Cannabis mantém a vida do meu filho, diz mãe de criança baiana com epilepsia
Porque a maconha salva vidas. Não tenho outra resposta, disse, taxativa, a psicóloga Marília Machado, 38 anos, quando questionada sobre as razões pelas quais ela é uma das pessoas que lutam pela regulamentação de medicamentos à base de cannabis no país.
O dia 27 de novembro é lembrado como Dia Nacional da Maconha Medicinal. Para marcar a data, nessa quarta-feira, a Associação para Pesquisa e Desenvolvimento da Cannabis Medicinal no Brasil (Cannab) organizou a Semana da Cannabis Medicinal.
Na tarde dessa quarta-feira (27), ativistas, especialistas de direito e parlamentares baianos discutiram o assunto. Entre os presentes, Marília, mãe de Vicente, 6 anos, compartilhou a história do filho. “Se ele não tivesse o medicamento, não estaria nem vivo.
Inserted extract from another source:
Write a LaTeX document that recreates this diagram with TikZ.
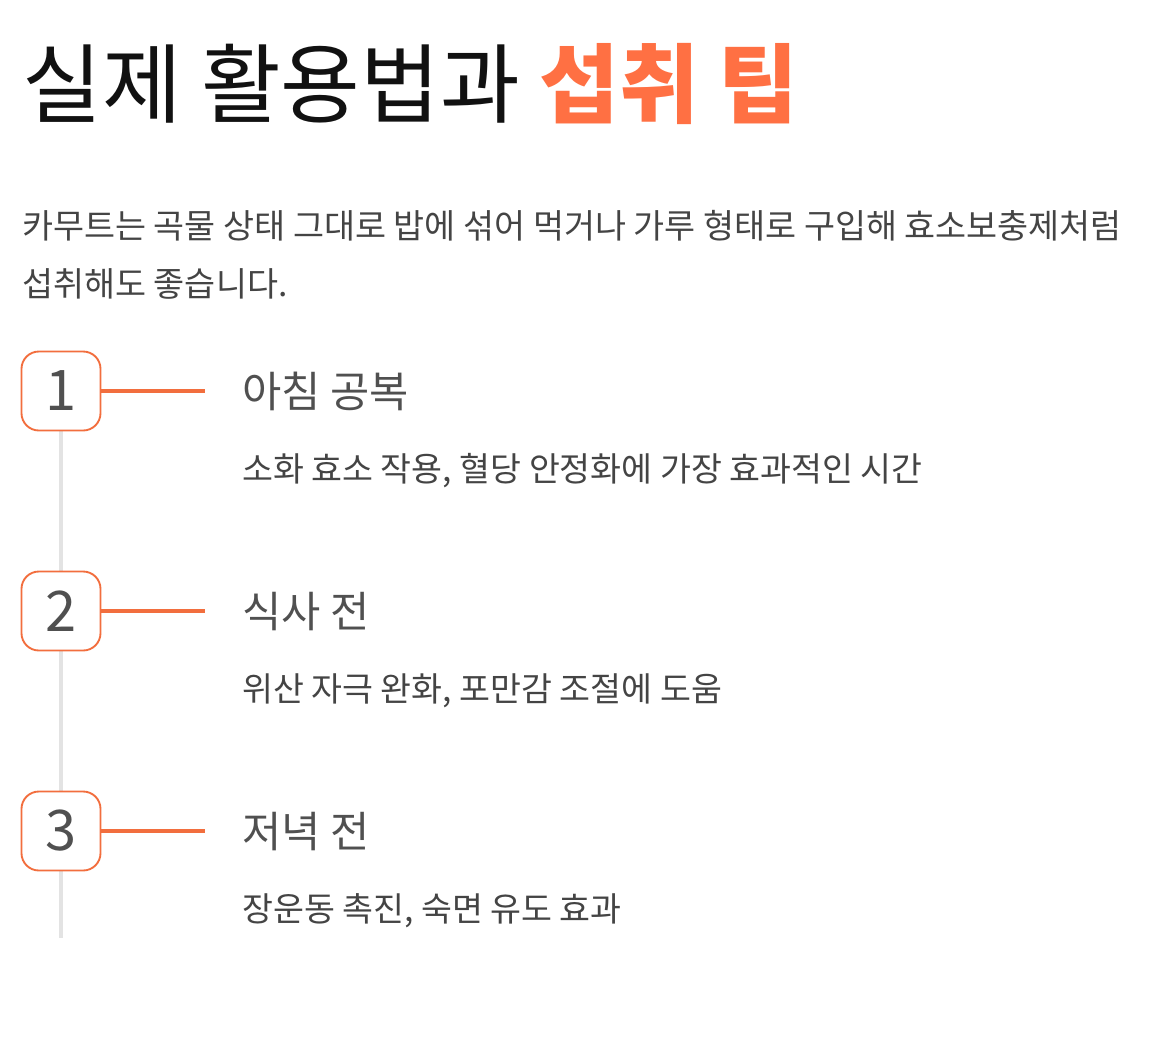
\documentclass[tikz,border=0pt]{standalone}
\usepackage{fontspec}
\setmainfont{Noto Sans CJK KR}
\usepackage{tikz}
\usetikzlibrary{positioning,calc,backgrounds}
\definecolor{InkBlack}{HTML}{111111}
\definecolor{TipOrange}{HTML}{FF7043}
\definecolor{LineOrange}{HTML}{F26E3E}
\definecolor{BodyGray}{HTML}{444444}
\definecolor{HeadGray}{HTML}{505050}
\definecolor{RailGray}{HTML}{E3E3E3}
\tikzset{
  ttl/.style={anchor=base west,inner sep=0pt,font=\fontsize{65pt}{74pt}\selectfont,text=InkBlack},
  intro/.style={anchor=base west,inner sep=0pt,font=\fontsize{25.3pt}{30pt}\selectfont,text=BodyGray},
  numbox/.style={draw=LineOrange,fill=white,line width=1.4pt,rounded corners=13pt,
    minimum width=59.25pt,minimum height=59.25pt,inner sep=0pt,outer sep=0pt,
    font=\fontsize{42pt}{44pt}\selectfont,text=HeadGray},
  hd/.style={anchor=base west,inner sep=0pt,font=\fontsize{32pt}{36pt}\selectfont,text=HeadGray},
  desc/.style={anchor=base west,inner sep=0pt,font=\fontsize{25.2pt}{30pt}\selectfont,text=BodyGray},
  link/.style={draw=LineOrange,line width=2.4pt},
  rail/.style={draw=RailGray,line width=2.6pt},
}
\begin{document}
\begin{tikzpicture}[x=0.75pt,y=-0.75pt,node distance=105.75pt]
\useasboundingbox (0,0) rectangle (1170,1036);
% title and intro
\node[ttl] (title) at (22,116) {실제 활용법과 \textcolor{TipOrange}{\bfseries 섭취 팁}};
\node[intro] (line1) at (22,238) {카무트는 곡물 상태 그대로 밥에 섞어 먹거나 가루 형태로 구입해 효소보충제처럼};
\node[intro] (line2) at (22,296) {섭취해도 좋습니다.};

% steps
\node[numbox] (n1) at (61,391) {1};
\node[numbox,below=of n1] (n2) {2};
\node[numbox,below=of n2] (n3) {3};

\node[hd] (h1) at ($(n1)+(181,16)$) {아침 공복};
\node[desc] (d1) at ($(n1)+(181,90)$) {소화 효소 작용, 혈당 안정화에 가장 효과적인 시간};
\node[hd] (h2) at ($(n2)+(181,16)$) {식사 전};
\node[desc] (d2) at ($(n2)+(181,90)$) {위산 자극 완화, 포만감 조절에 도움};
\node[hd] (h3) at ($(n3)+(181,16)$) {저녁 전};
\node[desc] (d3) at ($(n3)+(181,90)$) {장운동 촉진, 숙면 유도 효과};

\foreach \n in {1,2,3}{
  \coordinate (e\n) at ($(n\n.east)+(104,0)$);
  \draw[link] (n\n.east) -- (e\n);
}

% timeline rail
\coordinate (railend) at ($(n3.south)+(0,67)$);
\begin{scope}[on background layer]
  \draw[rail] (n1.south) -- (railend);
\end{scope}
\end{tikzpicture}
\end{document}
A cannabis mantém a vida do meu filho”, relatou a mãe. Vicente foi diagnosticado com epilepsia refratária de difícil controle e sofre com crises desde que nasceu.
“Já testamos vários medicamentos, os médicos fazem adaptação das doses, mas nenhum funcionou como o canabidiol. É um medicamento que trata e faz prevenção, controle da doença”, explica a mãe. Seu filho já chegou a ter quatro crises graves por mês que o levavam semanalmente ao hospital. Hoje, depois de dois anos usando o remédio, o garoto só tem crises que precisam de internamento em épocas pontuais quando algo anormal afeta seu sistema imunológico – como uma febre, por exemplo.
Para conseguir garantir a medicação, Marília precisou recorrer à Justiça. É que hoje, no país, a única forma legal de consumo de canabidiol é através de importação, que precisa ser autorizada pela Agência Nacional de Vigilância Sanitária (Anvisa) diante de laudo e prescrição médica.
Cada frasco de 100 ml da droga custa cerca de R$ 3 mil, quando convertida a moeda e adicionados os custos com o transporte internacional. No caso de Vicente, são necessários quase dois frascos por mês. “Se não tivesse conseguido as remessas na Justiça, não teria como arcar com esses custos”, declara Marília, que já teve medicamentos pagos por município, estado e união, sempre por ordem judicial.
Para todos
“A legislação brasileira só atende quem tem poder aquisitivo. Nossa presença aqui é para buscar essa regulamentação, para que o medicamento possa ser produzido e distribuído no Brasil, pelo SUS”, afirma Leandro Stelitano, fundador e presidente da Cannab – associação em atividade há dois anos.
A Cannab montou uma programação que contará, ainda, com um ato público pela vida, que acontecerá nessa sexta-feira (29), no Farol da Barra. No sábado, um mutirão de atendimento médico gratuito acontece na Fundação de Neurologia. “Hoje estamos aqui para unir forças, essa não é uma causa de direita ou esquerda, é suprapartidária. Um projeto de lei como esse é de extrema importância. Precisamos unir os parlamentares e fazer um grupo de trabalho para discutir o tema”, defende Stelitano.
Atrasados
Quem já discute o tema há anos é o antropólogo e ativista Sérgio Vidal. Estudando o assunto desde 2001, ele destaca a importância do evento. “É muito válido porque marca a discussão do tema, o esforço e a vontade de se discutir o tema na casa. Apesar de ser um pouco frustrante, porque o Brasil está muito atrasado nesse debate, é necessário”, avalia.
Sérgio explica as razões pelas quais entende que a discussão do tema no Brasil está andando devagar. “Já temos muitos estudos e comprovações mostrando a eficiência do medicamento. Em outros países já estão discutindo os termos dessa regulamentação e aqui a gente ainda discute se vai regulamentar”, esclarece o estudioso.
Apesar da análise, ele reconhece a importância do momento. “Foi importante ouvir as mães. Geralmente só ouvimos especialistas, cientistas. Mas é preciso ouvir também a voz dessas mães, dar voz a esses atores principais da causa”, conta ele, que é, também, membro da Associação Brasileira de Cultivo Terapêutico.